● **DATA TO USE**
——————————
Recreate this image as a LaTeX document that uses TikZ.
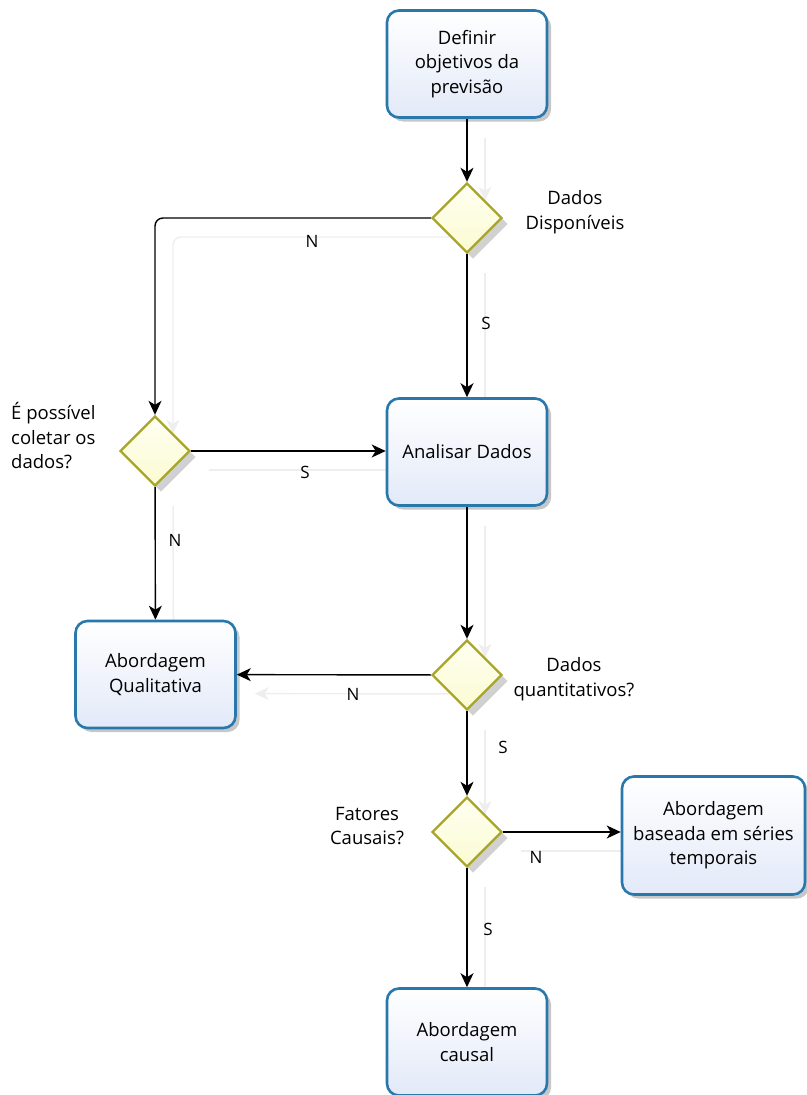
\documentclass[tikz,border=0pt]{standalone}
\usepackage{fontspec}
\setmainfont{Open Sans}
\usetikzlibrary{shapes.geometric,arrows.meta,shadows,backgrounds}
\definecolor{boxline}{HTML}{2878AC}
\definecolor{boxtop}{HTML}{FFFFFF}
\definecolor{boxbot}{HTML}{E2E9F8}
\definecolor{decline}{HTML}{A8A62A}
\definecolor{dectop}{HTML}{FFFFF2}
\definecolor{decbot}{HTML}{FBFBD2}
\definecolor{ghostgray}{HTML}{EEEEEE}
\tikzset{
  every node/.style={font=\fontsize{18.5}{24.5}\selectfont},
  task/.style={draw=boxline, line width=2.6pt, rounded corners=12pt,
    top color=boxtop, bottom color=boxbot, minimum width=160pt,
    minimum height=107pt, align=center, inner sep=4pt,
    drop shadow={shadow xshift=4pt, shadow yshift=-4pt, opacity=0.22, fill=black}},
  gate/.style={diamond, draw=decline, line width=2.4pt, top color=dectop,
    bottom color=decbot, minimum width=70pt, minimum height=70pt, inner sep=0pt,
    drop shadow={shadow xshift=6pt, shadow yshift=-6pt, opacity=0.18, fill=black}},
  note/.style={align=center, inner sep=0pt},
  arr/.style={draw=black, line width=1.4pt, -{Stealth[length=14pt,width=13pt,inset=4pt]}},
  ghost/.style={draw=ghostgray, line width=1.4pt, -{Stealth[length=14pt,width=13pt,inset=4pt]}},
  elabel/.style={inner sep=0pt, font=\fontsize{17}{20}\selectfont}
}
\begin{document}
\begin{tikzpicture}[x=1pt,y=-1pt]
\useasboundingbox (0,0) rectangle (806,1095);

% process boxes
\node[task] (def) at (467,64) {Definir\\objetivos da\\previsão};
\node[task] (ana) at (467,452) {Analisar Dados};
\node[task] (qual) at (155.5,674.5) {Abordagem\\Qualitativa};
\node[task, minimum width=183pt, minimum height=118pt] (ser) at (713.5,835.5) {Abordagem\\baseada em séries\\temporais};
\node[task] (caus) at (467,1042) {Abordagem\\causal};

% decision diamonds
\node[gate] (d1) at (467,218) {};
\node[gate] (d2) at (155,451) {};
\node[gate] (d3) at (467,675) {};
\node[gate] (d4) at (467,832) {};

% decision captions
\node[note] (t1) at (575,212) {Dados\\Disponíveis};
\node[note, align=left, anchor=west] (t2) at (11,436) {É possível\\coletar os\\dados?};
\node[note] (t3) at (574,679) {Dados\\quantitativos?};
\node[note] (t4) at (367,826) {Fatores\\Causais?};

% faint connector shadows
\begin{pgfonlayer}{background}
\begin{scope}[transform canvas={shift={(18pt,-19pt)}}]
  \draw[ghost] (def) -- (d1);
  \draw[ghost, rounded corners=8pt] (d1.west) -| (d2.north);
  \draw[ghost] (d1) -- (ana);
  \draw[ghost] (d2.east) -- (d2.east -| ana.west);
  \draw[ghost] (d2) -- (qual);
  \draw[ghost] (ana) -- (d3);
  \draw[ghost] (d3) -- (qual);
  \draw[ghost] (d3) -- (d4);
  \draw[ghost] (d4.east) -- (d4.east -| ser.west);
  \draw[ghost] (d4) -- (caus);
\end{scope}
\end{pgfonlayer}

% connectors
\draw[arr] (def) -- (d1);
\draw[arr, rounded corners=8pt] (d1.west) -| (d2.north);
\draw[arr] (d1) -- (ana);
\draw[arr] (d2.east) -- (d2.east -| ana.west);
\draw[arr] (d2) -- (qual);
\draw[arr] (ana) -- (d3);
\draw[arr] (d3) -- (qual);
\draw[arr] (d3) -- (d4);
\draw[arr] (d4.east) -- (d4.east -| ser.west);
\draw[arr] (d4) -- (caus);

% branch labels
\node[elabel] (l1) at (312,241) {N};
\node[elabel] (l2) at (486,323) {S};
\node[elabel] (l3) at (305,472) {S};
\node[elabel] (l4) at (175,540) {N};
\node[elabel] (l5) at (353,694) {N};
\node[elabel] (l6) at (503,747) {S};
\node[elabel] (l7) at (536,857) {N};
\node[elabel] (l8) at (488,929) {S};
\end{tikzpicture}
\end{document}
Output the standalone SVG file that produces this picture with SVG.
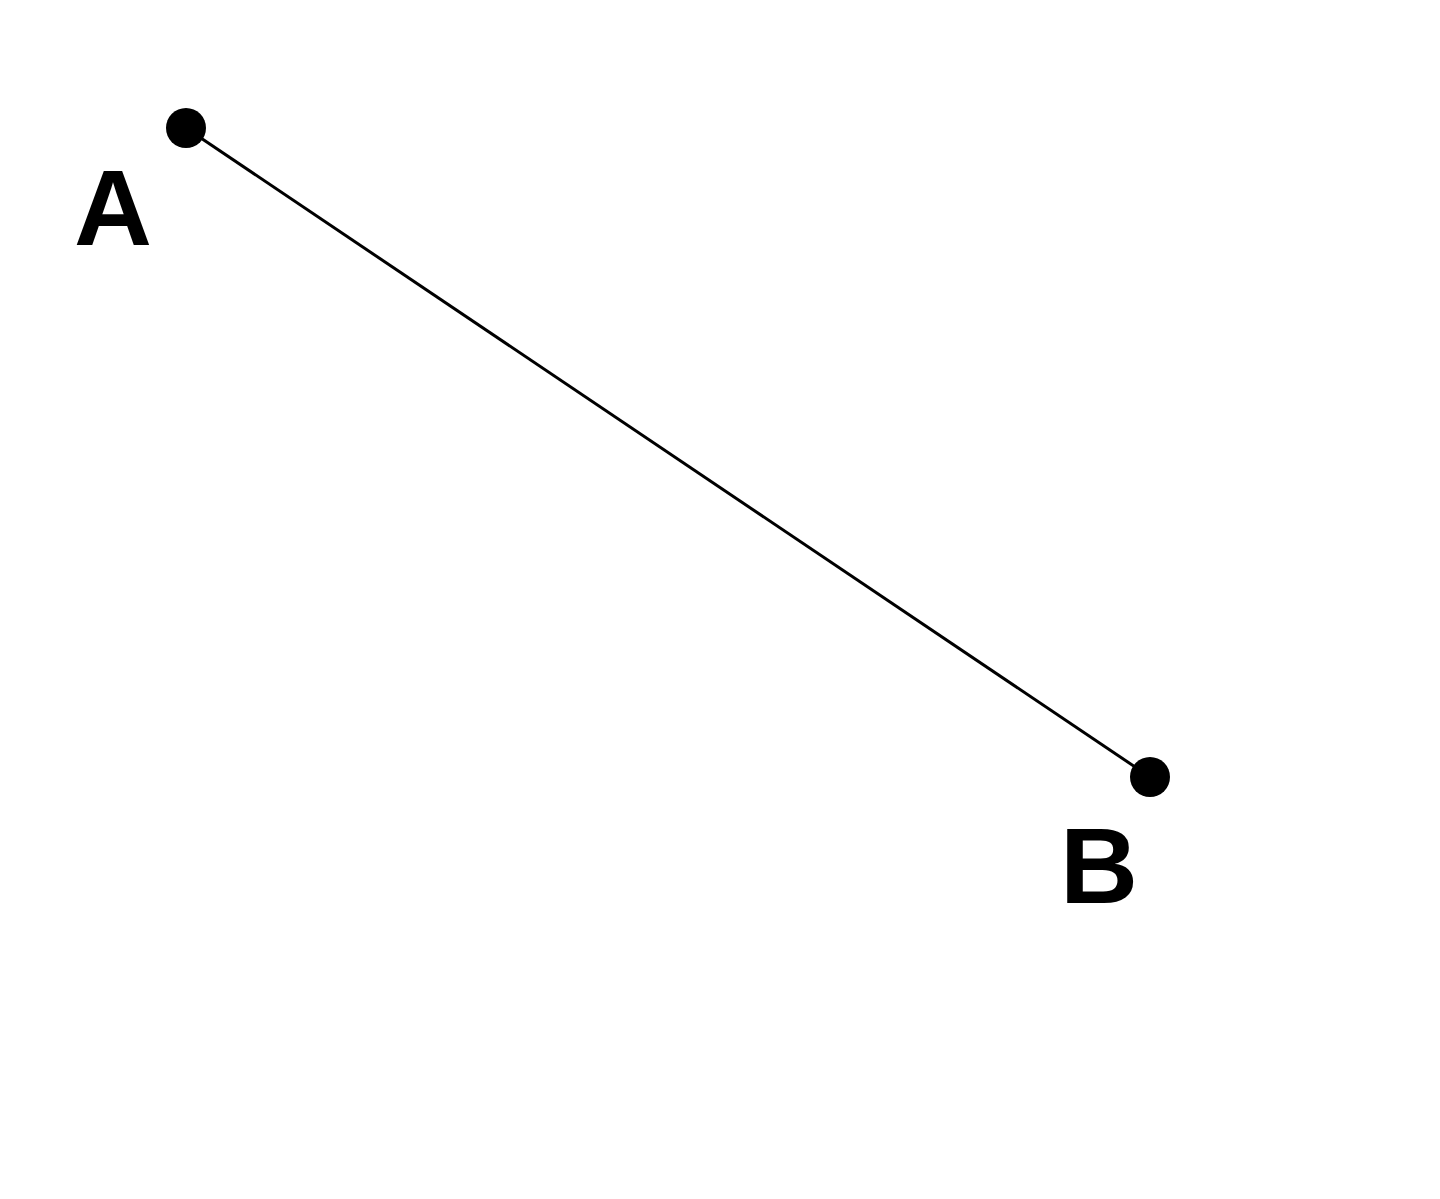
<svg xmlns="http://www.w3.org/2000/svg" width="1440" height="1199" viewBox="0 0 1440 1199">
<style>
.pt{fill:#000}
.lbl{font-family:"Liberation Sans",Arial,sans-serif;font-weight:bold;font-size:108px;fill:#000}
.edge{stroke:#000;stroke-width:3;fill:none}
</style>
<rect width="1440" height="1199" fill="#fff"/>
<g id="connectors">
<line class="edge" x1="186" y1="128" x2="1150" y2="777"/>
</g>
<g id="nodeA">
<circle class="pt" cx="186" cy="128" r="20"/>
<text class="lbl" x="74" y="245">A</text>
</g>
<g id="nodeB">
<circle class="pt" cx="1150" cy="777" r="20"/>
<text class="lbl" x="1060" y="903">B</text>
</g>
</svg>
——————————
● **EXERCISE TASK**
Copy out every line with the word "this".

● **REPLY TO THE TASK**
Recreate this image as a LaTeX document that uses TikZ.
Output the standalone SVG file that produces this picture with SVG.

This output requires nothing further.